I wrote the preceding text in March 1997 on the occasion of the exhibition of Gabriela Medvedova held at the Polnobanka Gallery. What has changed in the painter's work since then? For her, it has been a fruitful time of self-exploration, carried out by allowing her pictorial language to speak out. More than ever before, the painter is obsessed not only by art but is also preoccupied with the transparency of life. Such are her latest pictures - objects. She is striving to diminish the borderline between life and creation. The more her simple, predominantly geometric motifs are endowed with light and space to somehow "flyaway", the more the artist, and the creator of life, draws us into their imaginatory centre. It is quite apparent from the objects presented at her last exhibition at the Passagegalerie - Kunstlerhaus in Vienna that she has moved away from the surface to the stereoscopic "mandala" - interspace. She dreams and achieves the dream of many artists - to enter their pictures. In a way she reminds us of "the reversed perspective" of the Russian icon painters - one of her great art loves. Contrary to the perspective of Renaissance, or that of New Age, icons were also concerned with the movement "from back to front". This dimension was also evident in her surface objects and, even more so in her spatial installations. The "installation of life" is of greater importance than any "installation of art" for Gabriela Medvedova.

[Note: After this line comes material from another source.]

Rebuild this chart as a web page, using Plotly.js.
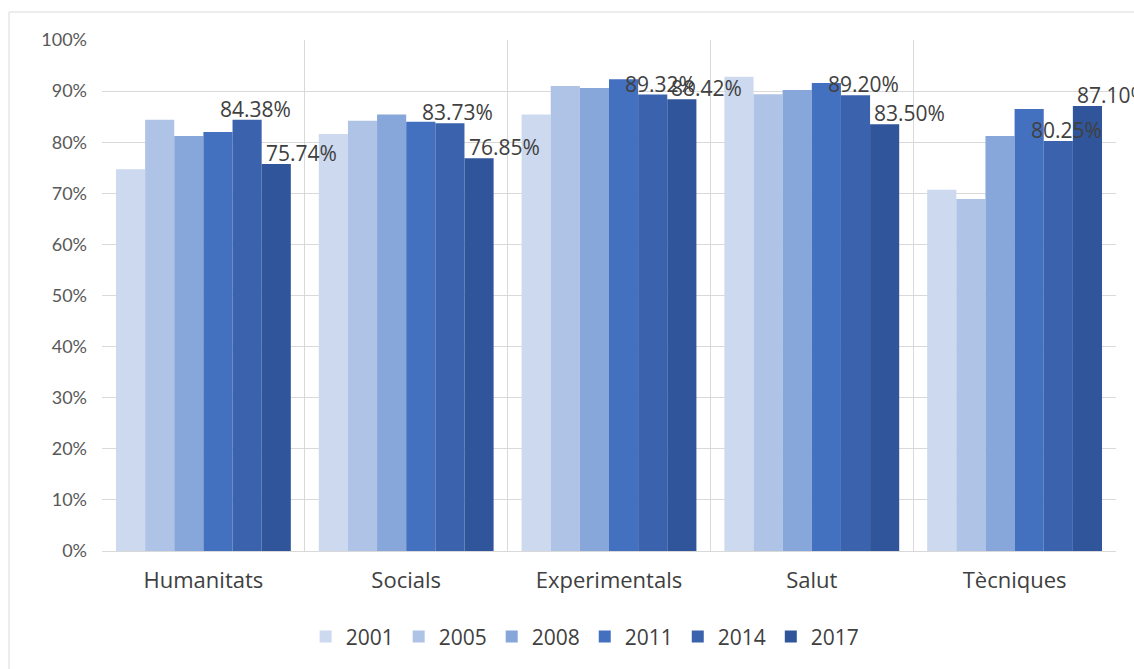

Created mainly from paper, her objects respond to a gentle breeze. On a cultural level, they reflect the stoic-Christian tradition. The gentle rhythm radiating from the painter's objects truly suggest a sort of "angelic murmur" an invisible, yet spiritually clear interspace. This is a gesture close to that of the Russian poet Marina Cvetajevova, who also writes about angelic dehumanised spheres (in the sense of the philosophy of Ortega y Gasset). "I dislike people, I like angels" - wrote the poet. Finally, both the poet and the painter have been preoccupied with a more purified humanism. This painter is not only concerned with purifying "herself", but also with purifying her surroundings from "herself". If poetry is a potential virtual reality, then the artist is obliged to realise his/her poetic gift. However, we cannot give presents to ourselves, therefore it is the relationship between I and YOU in which HE/SHE: and YOU lies in infinity - in human faces.